日本のIT部門の意思決定者の42%は、BYODの導入を求める声を感じており、企業上層部からの要請があると答えた人は37%、社員からの要請があると答えた人は25%に上った。
■モバイル端末に対する信頼度
現状のモバイルテクノロジーに対し、大多数のユーザーは必ずしも信頼を置いていないことも判明した。調査をおこなった5ヵ国の中で信頼度が最も低かったのは日本の回答者で、モバイル端末のセキュリティについて、大いに信頼していると答えたのはわずか4%、一方、ほとんど信頼できない、まったく信頼できないと答えたユーザーは合わせて16%。大半(76%)のユーザーについては、モバイル端末を信用すべきかどうか決めかねているという答えだった。
モバイル端末に対する信頼度を最も大きく左右する要素は何かという問いでは、日本のユーザーに多かった答えは、ネットワークセキュリティ(76%)、ネットワークの信頼性(46%)、端末のセキュリティ(41%)。機密情報の保全に関する責任の所在はどこにあるかという問いに対しては、日本のユーザーはサービスプロバイダー(60%)、ネットワークプロバイダー(42%)を挙げた。
さらに、モバイルサービスプロバイダーを選ぶにあたって重視するものは何か、という質問に対して、モバイルネットワークのセキュリティ(53%)と答えた人は、カスタマーサービス(25%)と答えた人を上回る結果となった。
■安全対策は不十分
日本のユーザーはモバイル端末の職場での業務利用に対して慎重であることがわかったが、その反面、モバイル端末にデータをダウンロードする前に必ず規約を確認すると答えたユーザーが半数強(56%)にとどまるなど、安全対策が十分に講じられているとは言い難い傾向も見られた。そのほか、モバイル端末にアプリケーションをインストールする際、データセキュリティ機能と設定を確認した上で手動設定を行うと答えたユーザーは、半数弱(49%)しかおらず、安全なWi-Fiネットワークのみを利用すると答えたユーザーはわずか14%だった。

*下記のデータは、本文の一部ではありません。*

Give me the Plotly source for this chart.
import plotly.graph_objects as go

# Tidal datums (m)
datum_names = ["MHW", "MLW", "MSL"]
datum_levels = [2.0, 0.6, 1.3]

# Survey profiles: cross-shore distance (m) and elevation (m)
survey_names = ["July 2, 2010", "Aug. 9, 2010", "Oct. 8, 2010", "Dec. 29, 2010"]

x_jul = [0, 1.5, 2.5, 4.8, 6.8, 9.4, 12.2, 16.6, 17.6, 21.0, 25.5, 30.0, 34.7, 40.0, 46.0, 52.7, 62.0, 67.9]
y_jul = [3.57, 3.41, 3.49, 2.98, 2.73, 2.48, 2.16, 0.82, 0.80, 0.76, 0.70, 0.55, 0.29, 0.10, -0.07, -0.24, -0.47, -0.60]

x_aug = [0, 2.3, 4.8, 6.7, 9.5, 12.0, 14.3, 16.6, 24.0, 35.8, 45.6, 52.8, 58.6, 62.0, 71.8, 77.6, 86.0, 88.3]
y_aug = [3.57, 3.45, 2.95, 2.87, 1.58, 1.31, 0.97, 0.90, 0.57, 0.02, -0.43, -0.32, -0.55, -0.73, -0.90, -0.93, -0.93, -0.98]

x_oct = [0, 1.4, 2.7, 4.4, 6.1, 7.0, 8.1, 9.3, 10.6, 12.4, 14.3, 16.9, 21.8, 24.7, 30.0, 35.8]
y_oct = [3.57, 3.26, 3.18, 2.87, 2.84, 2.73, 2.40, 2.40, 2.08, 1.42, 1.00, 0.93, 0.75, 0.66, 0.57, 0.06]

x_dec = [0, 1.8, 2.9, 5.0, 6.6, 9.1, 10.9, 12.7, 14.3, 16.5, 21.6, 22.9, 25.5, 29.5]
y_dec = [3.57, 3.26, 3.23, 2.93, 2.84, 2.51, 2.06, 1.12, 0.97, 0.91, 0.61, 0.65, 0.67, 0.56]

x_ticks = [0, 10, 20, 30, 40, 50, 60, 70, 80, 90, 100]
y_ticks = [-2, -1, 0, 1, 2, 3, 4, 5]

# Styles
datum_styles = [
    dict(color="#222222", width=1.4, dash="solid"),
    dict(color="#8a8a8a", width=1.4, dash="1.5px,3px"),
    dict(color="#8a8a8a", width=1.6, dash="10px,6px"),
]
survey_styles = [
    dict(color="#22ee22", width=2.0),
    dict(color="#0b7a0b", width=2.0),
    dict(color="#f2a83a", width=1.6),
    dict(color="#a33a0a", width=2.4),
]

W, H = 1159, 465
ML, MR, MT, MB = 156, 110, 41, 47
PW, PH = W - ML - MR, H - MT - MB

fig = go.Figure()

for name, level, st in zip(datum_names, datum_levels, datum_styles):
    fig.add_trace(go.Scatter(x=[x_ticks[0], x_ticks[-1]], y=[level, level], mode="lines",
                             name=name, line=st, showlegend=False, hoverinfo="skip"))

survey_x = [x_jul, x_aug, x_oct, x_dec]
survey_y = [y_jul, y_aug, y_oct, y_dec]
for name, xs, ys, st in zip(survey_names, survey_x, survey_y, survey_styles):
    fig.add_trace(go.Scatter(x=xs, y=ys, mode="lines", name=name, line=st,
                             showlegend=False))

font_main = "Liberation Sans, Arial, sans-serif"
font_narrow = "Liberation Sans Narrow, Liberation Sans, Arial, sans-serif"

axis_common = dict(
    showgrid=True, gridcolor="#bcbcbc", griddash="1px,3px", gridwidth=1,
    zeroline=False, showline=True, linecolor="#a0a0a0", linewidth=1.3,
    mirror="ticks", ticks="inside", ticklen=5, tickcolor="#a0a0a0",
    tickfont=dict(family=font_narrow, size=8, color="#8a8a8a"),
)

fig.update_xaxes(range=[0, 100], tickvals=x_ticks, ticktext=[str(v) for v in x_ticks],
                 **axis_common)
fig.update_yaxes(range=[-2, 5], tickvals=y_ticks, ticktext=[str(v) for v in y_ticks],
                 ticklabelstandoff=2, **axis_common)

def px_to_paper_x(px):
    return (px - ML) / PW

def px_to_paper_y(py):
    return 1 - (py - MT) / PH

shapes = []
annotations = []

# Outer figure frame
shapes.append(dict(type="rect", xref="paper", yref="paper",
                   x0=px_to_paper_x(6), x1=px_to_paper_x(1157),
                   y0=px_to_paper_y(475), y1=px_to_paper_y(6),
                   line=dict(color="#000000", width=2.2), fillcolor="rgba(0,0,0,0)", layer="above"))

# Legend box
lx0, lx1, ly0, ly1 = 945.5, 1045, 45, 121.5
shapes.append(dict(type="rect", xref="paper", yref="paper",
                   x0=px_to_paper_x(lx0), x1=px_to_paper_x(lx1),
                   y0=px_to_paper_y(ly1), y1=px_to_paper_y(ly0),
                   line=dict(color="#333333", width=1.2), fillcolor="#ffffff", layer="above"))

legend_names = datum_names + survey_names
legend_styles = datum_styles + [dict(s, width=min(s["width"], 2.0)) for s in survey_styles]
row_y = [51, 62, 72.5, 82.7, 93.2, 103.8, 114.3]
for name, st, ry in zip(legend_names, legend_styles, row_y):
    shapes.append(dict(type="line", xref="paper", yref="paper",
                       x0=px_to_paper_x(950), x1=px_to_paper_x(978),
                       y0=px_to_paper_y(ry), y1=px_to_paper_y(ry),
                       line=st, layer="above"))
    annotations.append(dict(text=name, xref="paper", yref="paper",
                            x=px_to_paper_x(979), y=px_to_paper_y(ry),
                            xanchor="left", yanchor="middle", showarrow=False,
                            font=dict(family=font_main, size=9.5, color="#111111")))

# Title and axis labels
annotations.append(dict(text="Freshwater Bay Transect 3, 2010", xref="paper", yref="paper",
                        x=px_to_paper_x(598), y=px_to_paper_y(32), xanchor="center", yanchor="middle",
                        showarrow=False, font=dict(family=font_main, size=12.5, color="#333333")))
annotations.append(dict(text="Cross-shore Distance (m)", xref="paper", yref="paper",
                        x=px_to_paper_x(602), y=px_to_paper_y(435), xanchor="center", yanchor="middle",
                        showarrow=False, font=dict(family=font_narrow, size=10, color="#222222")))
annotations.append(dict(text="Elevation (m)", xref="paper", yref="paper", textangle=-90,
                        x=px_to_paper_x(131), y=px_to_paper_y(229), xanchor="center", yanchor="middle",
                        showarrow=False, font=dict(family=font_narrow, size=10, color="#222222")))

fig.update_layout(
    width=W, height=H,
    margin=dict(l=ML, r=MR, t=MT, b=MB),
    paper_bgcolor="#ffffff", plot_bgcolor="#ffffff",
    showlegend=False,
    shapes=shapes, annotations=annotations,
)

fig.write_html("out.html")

今回の調査結果に関して、ジュニパーネットワークス マーケティング部統括部長の近藤雅樹氏は、「モバイル端末が急速に普及するにつれて、日本企業でもBYOD導入を求める声が高まっています。しかし、個人所有のモバイル端末の職場での業務利用に関して、日本は他国に比べて進んでいないことが明らかになりました。社員個人のモバイル端末で企業ネットワークを利用することについて、企業のIT部門の意思決定者は、盗難・紛失によるセキュリティ上の問題や、多種多様な端末を管理するための知識が必要となること、社内ネットワークへのマルウェア侵入など、さまざまな不安を感じています。世界市場における日本の競争力を高めるためには、ますますモバイル化が進む人材のポテンシャルを引き出すと同時に、新たなセキュリティ対策を検討することが企業に求められています。」とコメントしている。